Miraculously, they survived, though many of her neighbors weren’t that lucky. Girl on a Hill and Castle Rock Farm were just several of the farms that had their entire operations wiped out. As of Sunday evening, the LNU Lightning Complex Fires have burned more than 341,000 acres in Sonoma, Napa and Lake counties, impacting agriculture communities known for diverse family farms, destroyed 845 structures, and killed 4. The fire is just 17 percent contained, and ranks as the second-largest blaze in state history.
This excerpt from Civil Eats paints a jarring picture of the utter havoc a natural disaster can wreak on the farm. Wildfires, hurricanes, derechos, it feels like it just won’t stop. As if the pandemic wasn’t enough for farmers to contend with already…How can you protect your farm when Mother Nature unleashes her fury?

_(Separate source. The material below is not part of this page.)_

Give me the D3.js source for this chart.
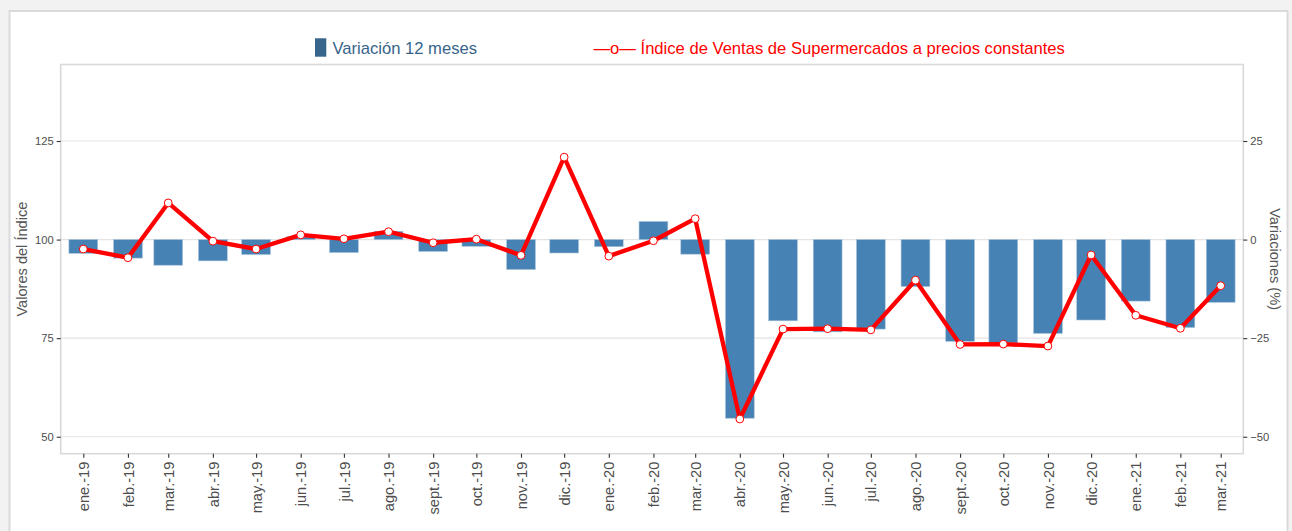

We have one painfully boring but totally crucial word for you here at Farm Commons: Insurance. When it comes to natural disasters, farmers can best protect themselves by making sure they have adequate property insurance and also crop/livestock insurance. Property insurance will pay farmers the cash they need to rebuild the barn that burns down; crop or livestock insurance will pay farmers the cash they would have received for selling their farm products that burned/washed away/blew away in a derecho…
To get property insurance, you will need to work with an insurance broker or insurance agent, hopefully someone who understands farming. If you already have a policy, your action step is to update your declarations list , as well as the insured value of each listed asset. This should be done every year.
To get crop or livestock insurance, you also turn to local insurance agents authorized to sell policies sourced through the USDA’s Risk Management Agency. Many of these policies aren’t particularly helpful to diversified and direct to consumer farmers, as they don’t adequately provide value in terms of covering lost revenue at a premium that farmers find affordable. However, they are the only option for most producers. Check out our podcast on Whole Farm Revenue Protection, which does cover multiple crops, including specialty crops. You can learn more about insurance options for the farm in our guide Managing the Sustainable Farm’s Risks with Insurance: Navigating Common Options.
If you have experienced a natural disaster already and are looking for disaster relief, Farmers Legal Action Group (FLAG) is your go to resource – they have an excellent updated resource on WHIP, the federal relief program for wildfires, hurricanes etc. USDA also has a disaster assistance recovery tool where you can input information about the disaster you’ve experienced and see what program you may qualify for. These programs have some shortcomings for the smaller, sustainable farm, but it is worthwhile learning about them because you just may get the help you need. Also, as climate chaos becomes more frequent, these programs may be adjusted to provide broader coverage for more types of farmers.